Personal information
- Full name: Maxwell Charles Puckett
- Born: 3 June 1935 Unley Park, South Australia, Australia
- Died: 25 August 1991 (aged 56) North Adelaide, South Australia, Australia
- Batting: Right-handed
- Bowling: Right-arm fast-medium
- Role: Bowler
- Relations: CW Puckett (father)

Domestic team information
- 1964: South Australia

Career statistics
| Competition | First-class |
| Matches | 1 |
| Runs scored | 1 |
| Batting average | n/a |
| 100s/50s | 0/0 |
| Top score | 1* |
| Balls bowled | 224 |
| Wickets | 2 |
| Bowling average | 60.50 |
| 5 wickets in innings | 0 |
| 10 wickets in match | 0 |
| Best bowling | 1/59 |
| Catches/stumpings | 2/- |
- Source: CricketArchive, 16 November 2012

= Max Puckett =

Australian baseball player and cricketer (1935–1991)

Maxwell Charles Puckett (3 June 1935 – 25 August 1991) was an Australian and cricket and baseball player.

== Biography ==
The son of Charlie Puckett, who also played both sports at interstate level, Puckett was born in Adelaide, South Australia, but moved interstate twice as a result of his father's sporting career—firstly, to Melbourne, and then to Perth, Western Australia, where he spent most of his early life. He played both baseball and cricket growing up, playing as a pitcher for the Nedlands Baseball Club and as a fast bowler for West Perth in the WACA district cricket competition. Puckett had made his First Grade cricket debut for West Perth at the age of 17, during the 1952–53 season. In both sports, he often played alongside his father, with the pair either opening the bowling for West Perth or serving as Nedlands' battery.

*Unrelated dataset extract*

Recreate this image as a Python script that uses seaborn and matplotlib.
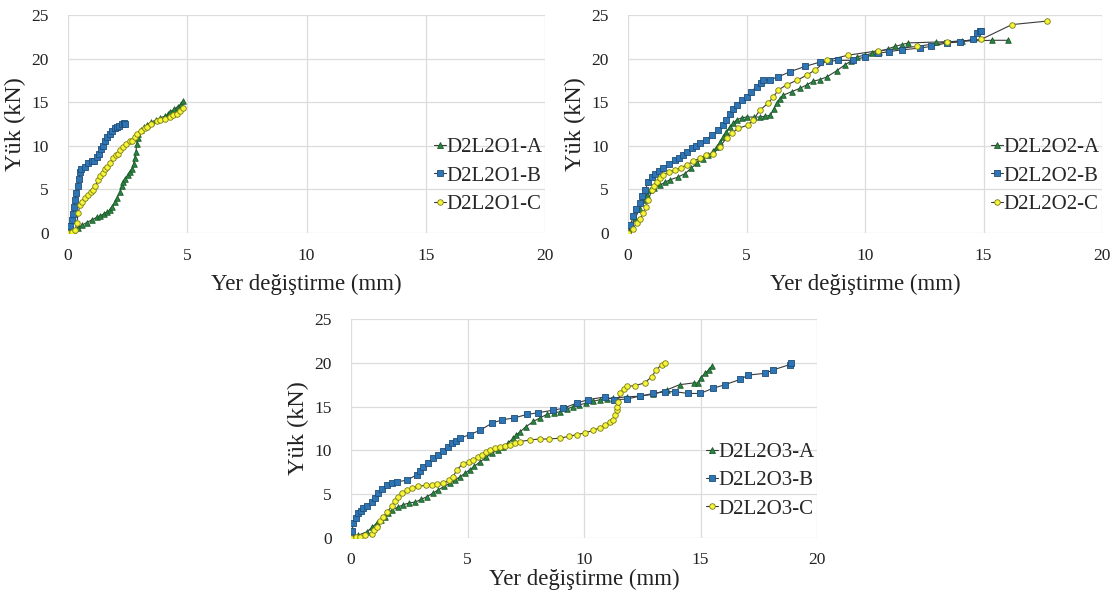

Puckett was selected as the pitcher for the Western Australian state team at the 1954 Claxton Shield, with his father serving as the side's captain-coach. He was subsequently forced to miss portions of seasons of both sports due to mandatory national service.

Puckett later returned to South Australia with his father, and took up playing for the West Torrens Baseball Club in the South Australian Baseball League. At the 1956 Summer Olympics, held in Melbourne, he represented the Australian national baseball team at the baseball tournament, a demonstration event. Puckett went to play for Australia in 1957, 1961, 1964, and 1965. Also continuing to play cricket, he played one first-class match for South Australia during the 1964–65 Sheffield Shield season, taking two wickets.

Puckett died in North Adelaide in 1991, aged 56, predeceasing his father by eleven years. A number of awards in South Australian baseball are named after him, including the Max Puckett Memorial Award, the Max Puckett Medal, and the Max Puckett Junior Scholarship.